• **Task goal**
Would you print the records below from the first line through the line containing "a_eivd = [85.0, 91.6, 95.1, 97.0, 98.6, 99.2]", skipping the pictures?
--------------------------------------------------
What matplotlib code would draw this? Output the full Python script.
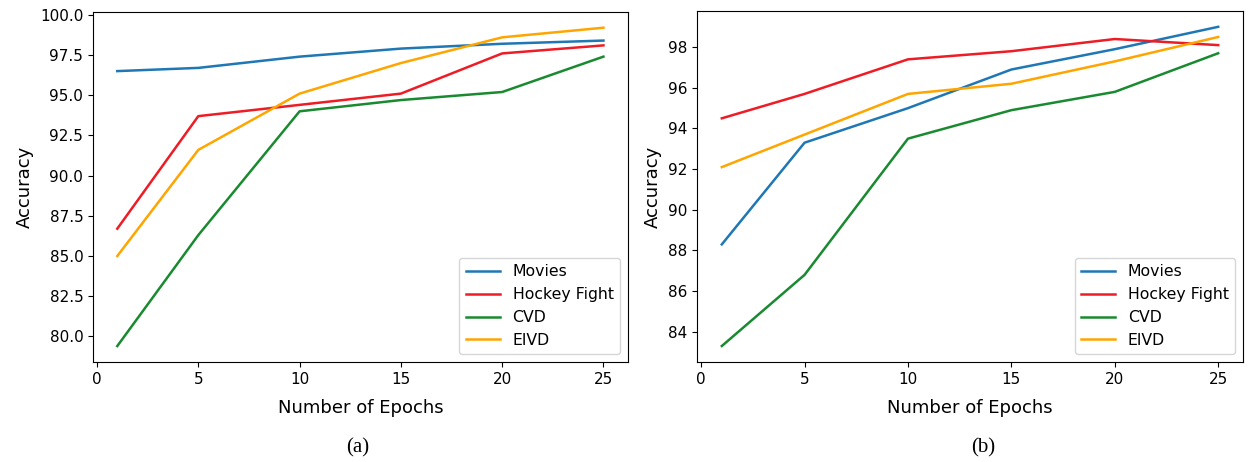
import matplotlib.pyplot as plt

# epochs on the x axis
epochs = [1, 5, 10, 15, 20, 25]
series_names = ['Movies', 'Hockey Fight', 'CVD', 'EIVD']
colors = ['#1f77b4', '#ee1c25', '#1a8a30', '#ffa500']

# (a)
a_movies = [96.5, 96.7, 97.4, 97.9, 98.2, 98.4]
a_hockey = [86.7, 93.7, 94.4, 95.1, 97.6, 98.1]
a_cvd = [79.4, 86.3, 94.0, 94.7, 95.2, 97.4]
a_eivd = [85.0, 91.6, 95.1, 97.0, 98.6, 99.2]

# (b)
b_movies = [88.3, 93.3, 95.0, 96.9, 97.9, 99.0]
b_hockey = [94.5, 95.7, 97.4, 97.8, 98.4, 98.1]
b_cvd = [83.3, 86.8, 93.5, 94.9, 95.8, 97.7]
b_eivd = [92.1, 93.7, 95.7, 96.2, 97.3, 98.5]

fig = plt.figure(figsize=(12.48, 4.62), dpi=100)
ax_a = fig.add_axes([0.0745, 0.2165, 0.4285, 0.758])
ax_b = fig.add_axes([0.5585, 0.2165, 0.4375, 0.760])

panels = [
    (ax_a, [a_movies, a_hockey, a_cvd, a_eivd], '(a)', 0.287),
    (ax_b, [b_movies, b_hockey, b_cvd, b_eivd], '(b)', 0.788),
]

for ax, data, cap, cx in panels:
    for name, vals, c in zip(series_names, data, colors):
        ax.plot(epochs, vals, color=c, lw=1.8, label=name)
    ax.set_xticks([0, 5, 10, 15, 20, 25])
    ax.tick_params(labelsize=11)
    ax.set_xlabel('Number of Epochs', fontsize=13, labelpad=9)
    ax.set_ylabel('Accuracy', fontsize=13)
    ax.legend(loc='lower right', fontsize=11.3, handlelength=2.2)
    fig.text(cx, 0.02, cap, fontsize=15, family='Liberation Serif', ha='center')

plt.savefig('out.png', dpi=100)
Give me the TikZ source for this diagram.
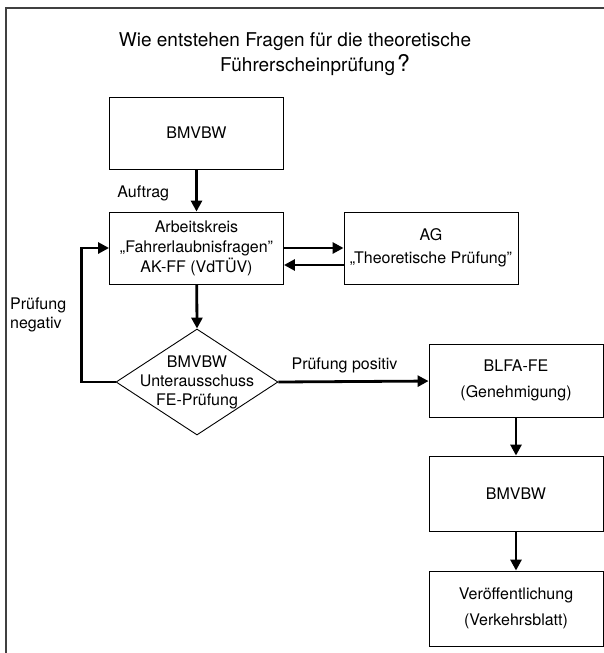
\documentclass[tikz,border=0pt]{standalone}
\usepackage{fontspec}
\setmainfont{TeX Gyre Heros}
\usepackage{tikz}
\usetikzlibrary{shapes.geometric, arrows.meta, positioning, calc}

\begin{document}
\begin{tikzpicture}[x=1pt, y=-1pt,
    box/.style={draw, line width=0.9pt, minimum width=174pt, minimum height=73pt, align=center, font=\fontsize{16}{20}\selectfont},
    tallbox/.style={box, minimum height=75pt, font=\fontsize{16}{25.5}\selectfont},
    decision/.style={draw, diamond, line width=0.9pt, inner sep=0pt, minimum width=162pt, minimum height=106pt},
    flow/.style={line width=2.8pt, -{Triangle[length=11pt,width=11pt]}},
    lbl/.style={font=\fontsize{16}{19}\selectfont, inner sep=0pt}]
    \useasboundingbox (0,0) rectangle (604,653);

    \draw[line width=1.8pt, black!75] (6,660) -- (6,8) -- (610,8);

    \node[font=\fontsize{19}{22}\selectfont] (title1) at (295,42) {Wie entstehen Fragen für die theoretische};
    \node[font=\fontsize{19}{22}\selectfont] (title2) at (315,65) {Führerscheinprüfung\kern2pt{\fontsize{23}{23}\selectfont ?}};

    \node[box, minimum height=72pt] (bmvbw) at (196.5,133) {BMVBW};
    \node[box, minimum height=72pt] (akff) at (196.5,248) {Arbeitskreis\\„Fahrerlaubnisfragen”\\AK-FF (VdTÜV)};
    \node[box, minimum height=72pt, font=\fontsize{16}{23}\selectfont] (agtp) at (431,248) {AG\\„Theoretische Prüfung”};
    \node[decision] (ufe) at (197,382) {};
    \node[lbl, align=center] (ufetext) at (ufe) {BMVBW\\Unterausschuss\\FE-Prüfung};

    \node[tallbox, minimum height=73pt] (blfa) at (516,380.5) {BLFA-FE\\(Genehmigung)};
    \node[tallbox] (bmvbwb) at (516,493.5) {BMVBW};
    \node[tallbox] (veroeff) at (516,608.5) {Veröffentlichung\\(Verkehrsblatt)};

    \draw[flow] (bmvbw) -- node[lbl, pos=0.58, left=26pt] {Auftrag} (akff);
    \draw[flow] (akff.east) -- (agtp.west);
    \draw[flow] ([yshift=-17pt]agtp.west) -- ([yshift=-17pt]akff.east);
    \draw[flow] (akff) -- (ufe.north);
    \draw[flow] (ufe.west) -- ++(-34,0) |- node[lbl, pos=0.25, left=14pt, align=left] {Prüfung\\negativ} (akff.west);
    \draw[flow] (ufe.east) -- node[lbl, pos=0.44, above=7pt] {Prüfung positiv} (blfa);
    \draw[flow] (blfa) -- (bmvbwb);
    \draw[flow] (bmvbwb) -- (veroeff);
  \end{tikzpicture}
\end{document}
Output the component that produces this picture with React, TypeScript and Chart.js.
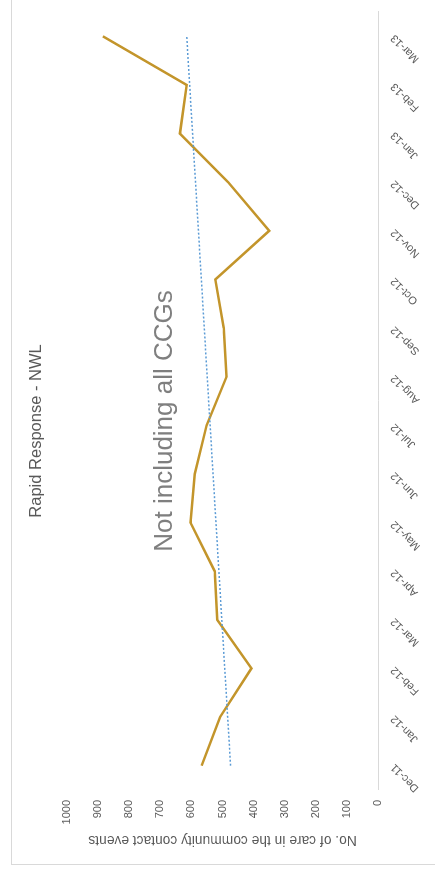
import React, { useEffect, useRef } from "react";
import { Chart, registerables } from "chart.js";

Chart.register(...registerables);

const categories = [
  "Dec-11", "Jan-12", "Feb-12", "Mar-12", "Apr-12", "May-12", "Jun-12", "Jul-12",
  "Aug-12", "Sep-12", "Oct-12", "Nov-12", "Dec-12", "Jan-13", "Feb-13", "Mar-13",
];
const contactEvents = [567, 508, 407, 517, 525, 603, 589, 551, 487, 496, 523, 350, 482, 637, 615, 885];
const trendStart = 474;
const trendEnd = 615;
const chartTitle = "Rapid Response - NWL";
const noteText = "Not including all CCGs";
const yAxisTitle = "No. of care in the community contact events";
const yMin = 0;
const yMax = 1000;
const yStep = 100;

const FONT = '"Liberation Sans", Arial, sans-serif';

export default function App() {
  const canvasRef = useRef<HTMLCanvasElement | null>(null);

  useEffect(() => {
    const canvas = canvasRef.current;
    if (!canvas) return;
    const trendData = categories.map((_, i) =>
      i === 0 ? trendStart : i === categories.length - 1 ? trendEnd : null
    );
    const textPlugin = {
      id: "textPlugin",
      afterDraw(chart: any) {
        const ctx = chart.ctx;
        ctx.save();
        ctx.textAlign = "center";
        ctx.textBaseline = "alphabetic";
        ctx.fillStyle = "#595959";
        ctx.font = `16.5px ${FONT}`;
        ctx.fillText(chartTitle, 440, 40.5);
        ctx.fillStyle = "#7f7f7f";
        ctx.font = `26px ${FONT}`;
        ctx.fillText(noteText, 450, 172);
        ctx.restore();
      },
    };
    const chart = new Chart(canvas, {
      type: "line",
      data: {
        labels: categories,
        datasets: [
          {
            label: "Rapid Response",
            data: contactEvents,
            borderColor: "#C3952B",
            backgroundColor: "#C3952B",
            borderWidth: 2.5,
            pointRadius: 0,
            tension: 0,
            order: 2,
          },
          {
            label: "Linear trend",
            data: trendData,
            borderColor: "#5B9BD5",
            backgroundColor: "#5B9BD5",
            borderWidth: 1.5,
            borderDash: [2, 2],
            pointRadius: 0,
            spanGaps: true,
            tension: 0,
            order: 1,
          },
        ],
      },
      options: {
        responsive: false,
        animation: false,
        devicePixelRatio: 1,
        layout: { padding: { left: 0, top: 67, right: 12, bottom: 0 } },
        plugins: {
          legend: { display: false },
          title: { display: false },
          tooltip: { enabled: false },
        },
        scales: {
          x: {
            type: "category",
            offset: true,
            grid: { display: false, drawTicks: false },
            border: { display: true, color: "#d9d9d9", width: 1 },
            ticks: {
              minRotation: 45,
              maxRotation: 45,
              padding: 10,
              color: "#595959",
              font: { family: FONT, size: 11 },
            },
            afterFit(scale: any) {
              scale.height = 57;
            },
          },
          y: {
            min: yMin,
            max: yMax,
            grid: { display: false, drawTicks: false },
            border: { display: false },
            ticks: {
              stepSize: yStep,
              padding: 10,
              color: "#595959",
              font: { family: FONT, size: 11 },
              callback: (value: any) => String(value),
            },
            title: {
              display: true,
              text: yAxisTitle,
              color: "#595959",
              font: { family: FONT, size: 13.8 },
              padding: { top: 23, bottom: 0 },
            },
            afterFit(scale: any) {
              scale.width = 81;
            },
          },
        },
      },
      plugins: [textPlugin],
    });
    return () => chart.destroy();
  }, []);

  return (
    <div
      style={{
        position: "fixed",
        left: 0,
        top: 0,
        width: 435,
        height: 871,
        overflow: "hidden",
        background: "#ffffff",
      }}
    >
      <div
        style={{
          position: "absolute",
          left: 0,
          top: 0,
          width: 871,
          height: 435,
          overflow: "hidden",
          transformOrigin: "0 0",
          transform: "translate(0px, 871px) rotate(-90deg)",
          background: "#ffffff",
        }}
      >
        <div
          style={{
            position: "absolute",
            left: 6,
            top: 11,
            width: 900,
            height: 500,
            border: "1px solid #d9d9d9",
            boxSizing: "border-box",
          }}
        />
        <canvas
          ref={canvasRef}
          width={871}
          height={435}
          style={{ position: "absolute", left: 0, top: 0, width: 871, height: 435 }}
        />
      </div>
    </div>
  );
}
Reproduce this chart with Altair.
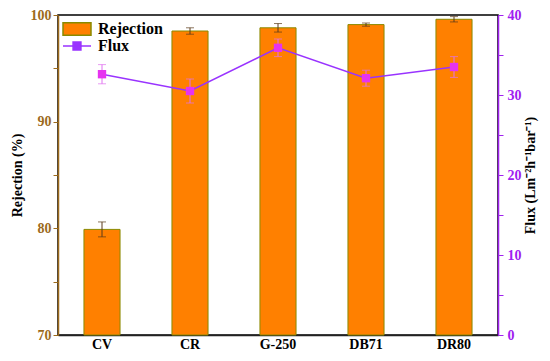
--------------------------------------------------
• **Written answer**
What matplotlib code would draw this? Output the full Python script.
import matplotlib.pyplot as plt

# epochs on the x axis
epochs = [1, 5, 10, 15, 20, 25]
series_names = ['Movies', 'Hockey Fight', 'CVD', 'EIVD']
colors = ['#1f77b4', '#ee1c25', '#1a8a30', '#ffa500']

# (a)
a_movies = [96.5, 96.7, 97.4, 97.9, 98.2, 98.4]
a_hockey = [86.7, 93.7, 94.4, 95.1, 97.6, 98.1]
a_cvd = [79.4, 86.3, 94.0, 94.7, 95.2, 97.4]
a_eivd = [85.0, 91.6, 95.1, 97.0, 98.6, 99.2]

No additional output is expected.